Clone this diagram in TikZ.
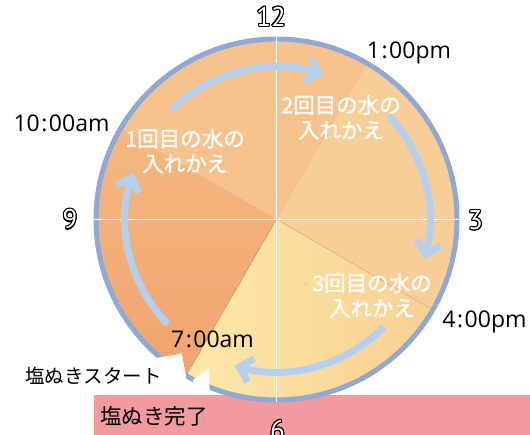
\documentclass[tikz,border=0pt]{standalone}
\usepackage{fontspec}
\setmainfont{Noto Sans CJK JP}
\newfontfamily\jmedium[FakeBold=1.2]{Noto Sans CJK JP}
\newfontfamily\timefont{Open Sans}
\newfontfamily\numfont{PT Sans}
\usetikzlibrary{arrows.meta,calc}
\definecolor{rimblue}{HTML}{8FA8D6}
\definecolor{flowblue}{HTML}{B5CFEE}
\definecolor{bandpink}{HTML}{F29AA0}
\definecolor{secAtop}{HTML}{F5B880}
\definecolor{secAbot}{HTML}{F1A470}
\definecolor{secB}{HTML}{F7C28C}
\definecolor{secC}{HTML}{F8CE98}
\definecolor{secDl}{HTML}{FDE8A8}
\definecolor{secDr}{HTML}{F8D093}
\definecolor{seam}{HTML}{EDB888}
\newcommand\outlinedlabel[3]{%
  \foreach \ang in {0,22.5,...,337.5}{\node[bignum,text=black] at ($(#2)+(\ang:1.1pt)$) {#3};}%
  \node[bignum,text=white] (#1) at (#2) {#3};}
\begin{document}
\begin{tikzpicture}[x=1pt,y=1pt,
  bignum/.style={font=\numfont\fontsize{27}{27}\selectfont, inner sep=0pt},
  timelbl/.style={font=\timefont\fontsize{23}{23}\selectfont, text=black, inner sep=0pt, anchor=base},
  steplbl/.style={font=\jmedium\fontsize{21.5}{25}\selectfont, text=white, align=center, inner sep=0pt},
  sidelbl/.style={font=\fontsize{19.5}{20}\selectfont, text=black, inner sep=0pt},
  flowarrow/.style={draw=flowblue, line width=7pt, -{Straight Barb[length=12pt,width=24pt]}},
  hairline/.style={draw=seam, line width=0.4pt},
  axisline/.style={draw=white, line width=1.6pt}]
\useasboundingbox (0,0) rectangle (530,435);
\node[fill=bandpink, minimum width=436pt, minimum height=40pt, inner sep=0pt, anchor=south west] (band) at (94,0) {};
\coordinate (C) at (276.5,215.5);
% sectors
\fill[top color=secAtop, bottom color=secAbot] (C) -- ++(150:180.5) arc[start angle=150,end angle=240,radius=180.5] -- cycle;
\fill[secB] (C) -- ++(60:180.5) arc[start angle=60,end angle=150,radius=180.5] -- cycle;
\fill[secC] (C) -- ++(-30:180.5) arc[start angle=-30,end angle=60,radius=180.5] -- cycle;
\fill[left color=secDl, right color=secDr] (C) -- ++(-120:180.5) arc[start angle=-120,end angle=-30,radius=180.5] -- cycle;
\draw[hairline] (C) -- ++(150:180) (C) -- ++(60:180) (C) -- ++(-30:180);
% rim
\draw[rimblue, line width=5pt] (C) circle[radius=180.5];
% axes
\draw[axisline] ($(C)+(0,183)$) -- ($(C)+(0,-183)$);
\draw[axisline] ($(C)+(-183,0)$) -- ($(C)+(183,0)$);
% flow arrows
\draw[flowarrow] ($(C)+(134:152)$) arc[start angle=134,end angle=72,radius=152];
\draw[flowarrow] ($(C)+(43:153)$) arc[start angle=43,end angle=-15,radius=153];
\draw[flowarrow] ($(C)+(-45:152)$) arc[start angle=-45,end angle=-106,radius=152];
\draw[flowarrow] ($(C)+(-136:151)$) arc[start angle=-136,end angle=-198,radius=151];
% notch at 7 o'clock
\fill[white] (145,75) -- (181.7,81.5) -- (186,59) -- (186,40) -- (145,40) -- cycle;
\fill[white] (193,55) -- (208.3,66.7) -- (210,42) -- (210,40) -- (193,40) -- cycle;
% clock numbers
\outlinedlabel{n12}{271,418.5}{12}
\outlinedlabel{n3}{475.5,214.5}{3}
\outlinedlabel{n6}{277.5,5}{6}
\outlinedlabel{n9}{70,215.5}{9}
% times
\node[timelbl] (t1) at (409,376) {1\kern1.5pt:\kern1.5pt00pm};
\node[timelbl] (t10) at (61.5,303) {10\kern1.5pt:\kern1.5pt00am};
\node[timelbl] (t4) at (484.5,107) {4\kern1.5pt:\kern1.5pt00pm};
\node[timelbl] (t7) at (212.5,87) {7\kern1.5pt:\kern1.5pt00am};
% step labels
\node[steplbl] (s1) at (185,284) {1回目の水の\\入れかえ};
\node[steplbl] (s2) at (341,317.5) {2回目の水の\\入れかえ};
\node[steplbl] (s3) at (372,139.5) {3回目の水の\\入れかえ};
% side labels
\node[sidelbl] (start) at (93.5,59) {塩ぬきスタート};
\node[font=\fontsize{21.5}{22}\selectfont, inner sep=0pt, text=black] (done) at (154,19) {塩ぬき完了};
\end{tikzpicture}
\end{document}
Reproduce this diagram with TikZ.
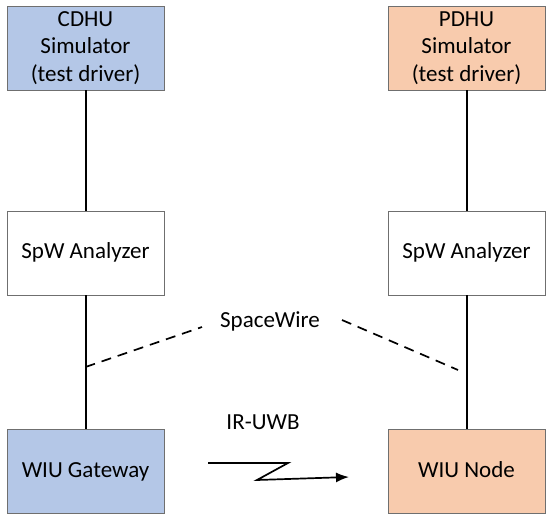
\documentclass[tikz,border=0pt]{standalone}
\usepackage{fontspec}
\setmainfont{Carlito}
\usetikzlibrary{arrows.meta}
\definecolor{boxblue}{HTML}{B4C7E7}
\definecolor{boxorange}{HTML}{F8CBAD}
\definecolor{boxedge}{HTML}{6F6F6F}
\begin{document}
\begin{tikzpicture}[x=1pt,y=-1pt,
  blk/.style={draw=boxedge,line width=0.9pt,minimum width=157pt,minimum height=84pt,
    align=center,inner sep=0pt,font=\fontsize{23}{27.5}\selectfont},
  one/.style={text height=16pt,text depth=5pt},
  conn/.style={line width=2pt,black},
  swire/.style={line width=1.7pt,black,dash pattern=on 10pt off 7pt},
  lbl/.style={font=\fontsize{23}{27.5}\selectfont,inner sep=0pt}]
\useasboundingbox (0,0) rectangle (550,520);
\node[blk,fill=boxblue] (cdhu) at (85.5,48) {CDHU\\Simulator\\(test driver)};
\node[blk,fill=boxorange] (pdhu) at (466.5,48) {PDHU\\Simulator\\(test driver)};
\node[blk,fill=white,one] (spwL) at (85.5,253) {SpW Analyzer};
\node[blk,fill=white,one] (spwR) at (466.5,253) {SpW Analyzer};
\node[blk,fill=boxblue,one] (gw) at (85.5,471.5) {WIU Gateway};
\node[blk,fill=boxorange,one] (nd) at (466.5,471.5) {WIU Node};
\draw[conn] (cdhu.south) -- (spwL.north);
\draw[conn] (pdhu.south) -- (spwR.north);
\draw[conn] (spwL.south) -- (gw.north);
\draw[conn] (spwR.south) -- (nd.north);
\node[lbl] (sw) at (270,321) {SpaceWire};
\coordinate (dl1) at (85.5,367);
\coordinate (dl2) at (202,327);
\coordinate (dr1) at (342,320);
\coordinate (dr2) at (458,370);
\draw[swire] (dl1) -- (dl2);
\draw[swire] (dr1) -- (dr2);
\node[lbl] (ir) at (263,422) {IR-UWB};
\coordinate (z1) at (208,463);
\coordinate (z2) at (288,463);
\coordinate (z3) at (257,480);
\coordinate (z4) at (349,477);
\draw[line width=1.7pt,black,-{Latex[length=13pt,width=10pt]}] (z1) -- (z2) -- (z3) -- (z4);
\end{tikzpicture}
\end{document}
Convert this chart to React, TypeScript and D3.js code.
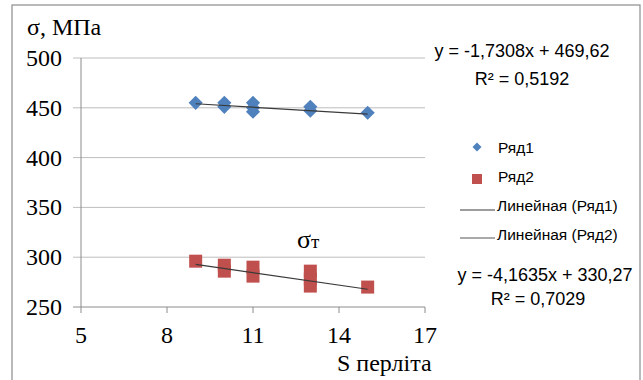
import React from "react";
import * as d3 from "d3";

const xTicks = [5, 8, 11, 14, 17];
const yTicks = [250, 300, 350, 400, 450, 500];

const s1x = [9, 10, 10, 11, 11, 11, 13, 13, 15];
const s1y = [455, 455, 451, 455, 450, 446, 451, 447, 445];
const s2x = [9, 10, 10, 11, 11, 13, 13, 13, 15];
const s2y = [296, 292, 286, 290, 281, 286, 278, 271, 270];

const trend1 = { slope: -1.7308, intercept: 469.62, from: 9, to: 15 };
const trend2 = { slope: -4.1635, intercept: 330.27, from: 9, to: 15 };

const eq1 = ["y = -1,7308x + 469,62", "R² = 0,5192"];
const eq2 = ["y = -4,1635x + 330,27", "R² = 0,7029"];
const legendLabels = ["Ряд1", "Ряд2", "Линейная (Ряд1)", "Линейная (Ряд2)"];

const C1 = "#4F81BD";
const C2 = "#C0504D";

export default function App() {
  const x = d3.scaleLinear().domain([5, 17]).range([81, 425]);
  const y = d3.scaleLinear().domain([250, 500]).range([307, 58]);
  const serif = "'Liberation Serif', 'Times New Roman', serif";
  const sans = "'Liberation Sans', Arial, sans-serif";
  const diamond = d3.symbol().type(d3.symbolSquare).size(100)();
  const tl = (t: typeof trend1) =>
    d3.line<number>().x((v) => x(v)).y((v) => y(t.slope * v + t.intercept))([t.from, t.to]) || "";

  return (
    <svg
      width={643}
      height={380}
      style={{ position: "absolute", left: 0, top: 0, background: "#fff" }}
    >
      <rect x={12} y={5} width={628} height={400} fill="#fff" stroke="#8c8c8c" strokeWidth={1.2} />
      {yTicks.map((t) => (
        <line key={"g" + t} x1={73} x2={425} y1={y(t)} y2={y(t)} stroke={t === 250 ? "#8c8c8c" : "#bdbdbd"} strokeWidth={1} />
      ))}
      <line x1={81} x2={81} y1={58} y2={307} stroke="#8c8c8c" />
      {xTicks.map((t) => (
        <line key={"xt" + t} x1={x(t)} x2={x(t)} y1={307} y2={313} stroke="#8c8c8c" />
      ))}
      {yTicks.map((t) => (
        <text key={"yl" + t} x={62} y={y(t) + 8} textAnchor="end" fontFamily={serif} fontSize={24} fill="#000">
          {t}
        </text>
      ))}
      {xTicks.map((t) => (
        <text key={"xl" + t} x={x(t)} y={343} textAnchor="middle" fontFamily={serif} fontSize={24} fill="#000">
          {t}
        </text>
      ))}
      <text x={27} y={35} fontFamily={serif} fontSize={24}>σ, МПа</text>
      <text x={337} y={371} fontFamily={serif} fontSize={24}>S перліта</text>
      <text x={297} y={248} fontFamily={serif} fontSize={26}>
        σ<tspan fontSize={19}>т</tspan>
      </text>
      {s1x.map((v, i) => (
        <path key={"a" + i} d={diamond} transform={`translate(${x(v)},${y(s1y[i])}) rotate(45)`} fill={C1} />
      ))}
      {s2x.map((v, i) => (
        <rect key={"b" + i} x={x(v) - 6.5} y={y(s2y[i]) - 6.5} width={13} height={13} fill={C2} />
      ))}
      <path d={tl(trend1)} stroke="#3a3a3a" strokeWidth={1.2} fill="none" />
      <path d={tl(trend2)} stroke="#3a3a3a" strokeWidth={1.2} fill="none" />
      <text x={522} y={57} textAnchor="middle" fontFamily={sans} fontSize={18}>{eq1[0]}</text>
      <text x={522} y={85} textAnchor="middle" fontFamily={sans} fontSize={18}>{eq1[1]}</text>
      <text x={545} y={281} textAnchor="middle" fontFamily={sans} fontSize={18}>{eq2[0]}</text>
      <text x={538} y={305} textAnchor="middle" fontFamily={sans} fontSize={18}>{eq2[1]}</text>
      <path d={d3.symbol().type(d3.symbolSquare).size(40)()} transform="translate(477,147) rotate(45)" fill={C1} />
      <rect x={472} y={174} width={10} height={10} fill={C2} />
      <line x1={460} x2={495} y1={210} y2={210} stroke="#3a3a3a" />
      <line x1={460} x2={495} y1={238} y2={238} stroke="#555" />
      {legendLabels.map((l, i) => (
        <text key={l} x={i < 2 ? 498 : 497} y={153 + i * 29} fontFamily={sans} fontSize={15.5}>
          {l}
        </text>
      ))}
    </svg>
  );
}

■ ■ ■ ■ ■

## YOUR GOAL
Taking the material above, give again exactly the lines from the one holding "Reproduce this diagram with TikZ." through the one holding "import * as", with both ends and without pictures.

## EXERCISE SOLUTION
Reproduce this diagram with TikZ.
\documentclass[tikz,border=0pt]{standalone}
\usepackage{fontspec}
\setmainfont{Carlito}
\usetikzlibrary{arrows.meta}
\definecolor{boxblue}{HTML}{B4C7E7}
\definecolor{boxorange}{HTML}{F8CBAD}
\definecolor{boxedge}{HTML}{6F6F6F}
\begin{document}
\begin{tikzpicture}[x=1pt,y=-1pt,
  blk/.style={draw=boxedge,line width=0.9pt,minimum width=157pt,minimum height=84pt,
    align=center,inner sep=0pt,font=\fontsize{23}{27.5}\selectfont},
  one/.style={text height=16pt,text depth=5pt},
  conn/.style={line width=2pt,black},
  swire/.style={line width=1.7pt,black,dash pattern=on 10pt off 7pt},
  lbl/.style={font=\fontsize{23}{27.5}\selectfont,inner sep=0pt}]
\useasboundingbox (0,0) rectangle (550,520);
\node[blk,fill=boxblue] (cdhu) at (85.5,48) {CDHU\\Simulator\\(test driver)};
\node[blk,fill=boxorange] (pdhu) at (466.5,48) {PDHU\\Simulator\\(test driver)};
\node[blk,fill=white,one] (spwL) at (85.5,253) {SpW Analyzer};
\node[blk,fill=white,one] (spwR) at (466.5,253) {SpW Analyzer};
\node[blk,fill=boxblue,one] (gw) at (85.5,471.5) {WIU Gateway};
\node[blk,fill=boxorange,one] (nd) at (466.5,471.5) {WIU Node};
\draw[conn] (cdhu.south) -- (spwL.north);
\draw[conn] (pdhu.south) -- (spwR.north);
\draw[conn] (spwL.south) -- (gw.north);
\draw[conn] (spwR.south) -- (nd.north);
\node[lbl] (sw) at (270,321) {SpaceWire};
\coordinate (dl1) at (85.5,367);
\coordinate (dl2) at (202,327);
\coordinate (dr1) at (342,320);
\coordinate (dr2) at (458,370);
\draw[swire] (dl1) -- (dl2);
\draw[swire] (dr1) -- (dr2);
\node[lbl] (ir) at (263,422) {IR-UWB};
\coordinate (z1) at (208,463);
\coordinate (z2) at (288,463);
\coordinate (z3) at (257,480);
\coordinate (z4) at (349,477);
\draw[line width=1.7pt,black,-{Latex[length=13pt,width=10pt]}] (z1) -- (z2) -- (z3) -- (z4);
\end{tikzpicture}
\end{document}
Convert this chart to React, TypeScript and D3.js code.
import React from "react";
import * as d3 from "d3";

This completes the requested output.